Operational Data Analytics: Drowning in Data
Kay Bailey Hutchison Convention Center
Dallas, Texas
Session Overview
SC22 in Dallas marked a shift in the ODA BoF series. Where earlier sessions focused on building the monitoring stack, “Drowning in Data” turned to the problem that came after: sites had successfully collected vast amounts of telemetry but now struggled to visualize it at useful granularity or to analyze it for actionable knowledge.
The session combined presentations from US, European, and Asian HPC facilities on specific use cases and lessons learned with open audience discussion, leaving roughly half the session for interaction.
Why This Matters
Most HPC sites were engaged in some form of ODA, whether they called it that or not. Many were overwhelmed by the amount of data they collected and found it difficult to either visualize it in enough detail or find the right tool to extract actionable knowledge. The big-data world offered many methods, but picking the right one required expertise both in data analytics and in the HPC domain.

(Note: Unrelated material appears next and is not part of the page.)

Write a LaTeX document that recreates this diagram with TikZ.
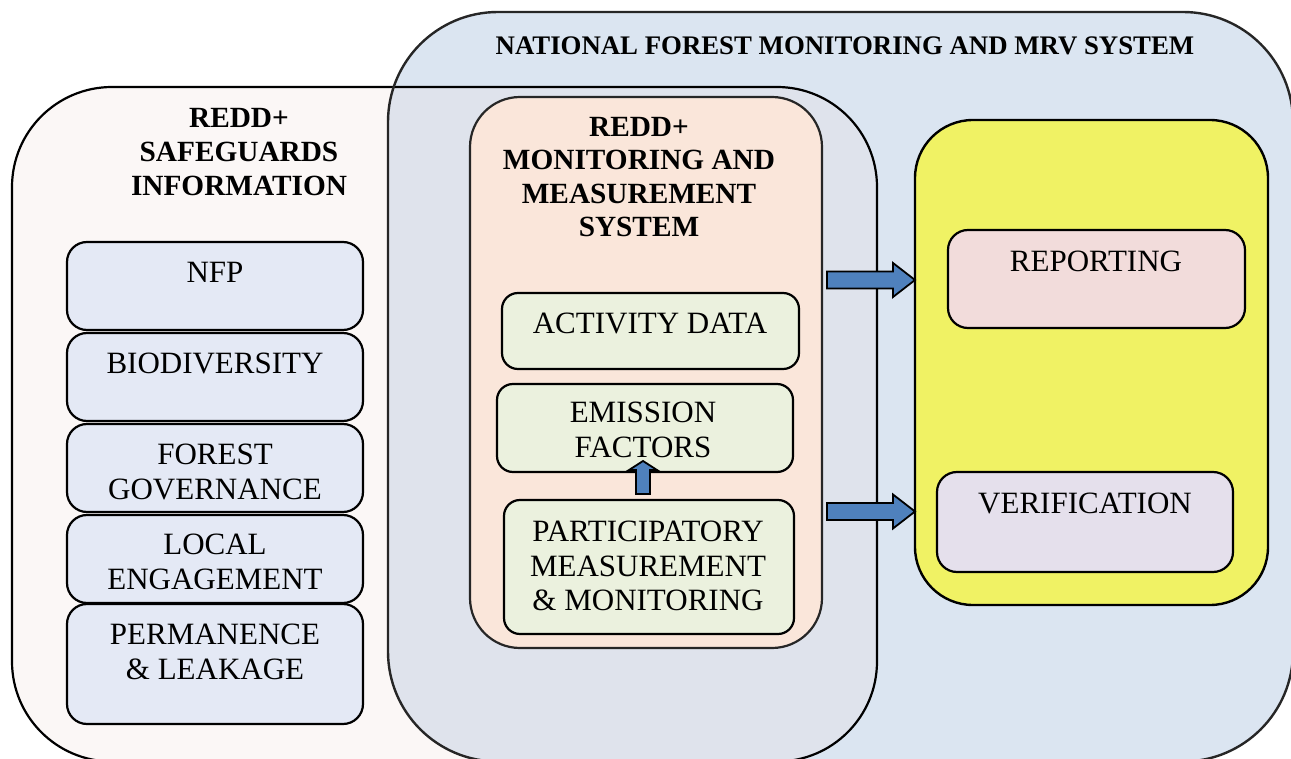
\documentclass[tikz,border=0pt]{standalone}
\usepackage{fontspec}
\setmainfont{Liberation Serif}
\definecolor{mrvblue}{RGB}{219,229,241}
\definecolor{sgpink}{RGB}{251,247,246}
\definecolor{overlapgray}{RGB}{223,227,236}
\definecolor{mmspeach}{RGB}{250,230,218}
\definecolor{sgitem}{RGB}{228,233,245}
\definecolor{mmsgreen}{RGB}{235,241,222}
\definecolor{reportyellow}{RGB}{240,242,100}
\definecolor{reportpink}{RGB}{242,220,219}
\definecolor{verilav}{RGB}{229,224,236}
\definecolor{arrowblue}{RGB}{79,129,189}
\begin{document}
\begin{tikzpicture}[x=1pt,y=-1pt,
  bodytext/.style={font=\fontsize{31}{34.5}\selectfont, align=center, inner sep=0pt},
  headtext/.style={font=\fontsize{29.3}{34}\selectfont\bfseries, align=center, inner sep=0pt},
  itembox/.style={draw=black, line width=2.2pt, rounded corners=20pt, inner sep=0pt},
  sgbox/.style={itembox, fill=sgitem, minimum width=296pt},
  mmsbox/.style={itembox, fill=mmsgreen, rounded corners=16pt},
  arrowfill/.style={draw=black, line width=1.8pt, fill=arrowblue, line join=miter},
  rarrow/.pic={\path[arrowfill] (0,-8.5) -- (66,-8.5) -- (66,-17) -- (88,0) -- (66,17) -- (66,8.5) -- (0,8.5) -- cycle;},
  uarrow/.pic={\path[arrowfill] (-7,0) -- (-7,-24) -- (-14,-24) -- (0,-33) -- (14,-24) -- (7,-24) -- (7,0) -- cycle;}
]
\useasboundingbox (0,0) rectangle (1291,759);
\fill[white] (0,0) rectangle (1291,759);

% National forest monitoring and MRV system (large blue panel)
\fill[mrvblue, rounded corners=110pt] (388,12) rectangle (1293,761.5);
% Safeguards information panel
\fill[sgpink, rounded corners=100pt] (12,87) rectangle (877,761.5);
% shared region of both panels
\begin{scope}
  \clip[rounded corners=110pt] (388,12) rectangle (1293,761.5);
  \fill[overlapgray, rounded corners=100pt] (12,87) rectangle (877,761.5);
\end{scope}
\draw[black, line width=2.2pt, rounded corners=100pt] (12,87) rectangle (877,761.5);
\draw[black!85, line width=2.4pt, rounded corners=110pt] (388,12) rectangle (1293,761.5);

\node[headtext, font=\fontsize{26.8}{30}\selectfont\bfseries] (title) at (845,46) {NATIONAL FOREST MONITORING AND MRV SYSTEM};
\node[headtext] (sgtitle) at (239,152) {REDD+\\SAFEGUARDS\\INFORMATION};

% safeguard items
\node[sgbox, minimum height=88pt] (nfp) at (215,286) {};
\node[bodytext] at (215,272) {NFP};
\node[sgbox, minimum height=88pt] (bio) at (215,377) {};
\node[bodytext] at (215,363) {BIODIVERSITY};
\node[sgbox, minimum height=88pt] (gov) at (215,468) {};
\node[bodytext] at (215,472) {FOREST\\GOVERNANCE};
\node[sgbox, minimum height=88pt] (loc) at (215,559) {};
\node[bodytext] at (215,562) {LOCAL\\ENGAGEMENT};
\node[sgbox, minimum height=120pt] (perm) at (215,664) {};
\node[bodytext] at (215,652) {PERMANENCE\\\& LEAKAGE};

% monitoring and measurement system
\node[draw=black!85, line width=2.2pt, fill=mmspeach, rounded corners=50pt,
      minimum width=352pt, minimum height=551pt, inner sep=0pt] (mms) at (646,372.5) {};
\node[headtext, font=\fontsize{29.3}{33.4}\selectfont\bfseries] at (639,177) {REDD+\\MONITORING AND\\MEASUREMENT\\SYSTEM};

\node[mmsbox, minimum width=297pt, minimum height=76pt] (act) at (650.5,331) {};
\node[bodytext] at (650,323) {ACTIVITY DATA};
\node[mmsbox, minimum width=296pt, minimum height=88pt] (emi) at (645,428) {};
\node[bodytext] at (643,430) {EMISSION\\FACTORS};
\node[mmsbox, minimum width=290pt, minimum height=134pt] (part) at (649,567) {};
\node[bodytext] at (648,566) {PARTICIPATORY\\MEASUREMENT\\\& MONITORING};

\pic at (643,494) {uarrow};

% reporting and verification
\node[draw=black, line width=2.4pt, fill=reportyellow, rounded corners=58pt,
      minimum width=353pt, minimum height=485pt, inner sep=0pt] (rv) at (1091.5,362.5) {};
\node[itembox, fill=reportpink, minimum width=297pt, minimum height=98pt] (rep) at (1096.5,279) {};
\node[bodytext] at (1096,261) {REPORTING};
\node[itembox, fill=verilav, minimum width=296pt, minimum height=100pt] (ver) at (1085,522) {};
\node[bodytext] at (1085,503) {VERIFICATION};

\pic at (827,280) {rarrow};
\pic at (827,511.5) {rarrow};
\end{tikzpicture}
\end{document}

Threshold-based alarms frequently produced nuisance alerts that overwhelmed operators. Anomaly-based methods held promise for making alarms more relevant. The BoF brought ODA researchers, HPC operators, and data-analytics experts into the same room to share experiences and lessons learned.
Historical Context
“Drowning in Data” built directly on the SC18 and SC19 BoFs on ODA infrastructure and on the SC21 BoF that introduced the 4x4 ODA conceptual framework. It set up the standardization and interoperability themes that would dominate the following years’ sessions.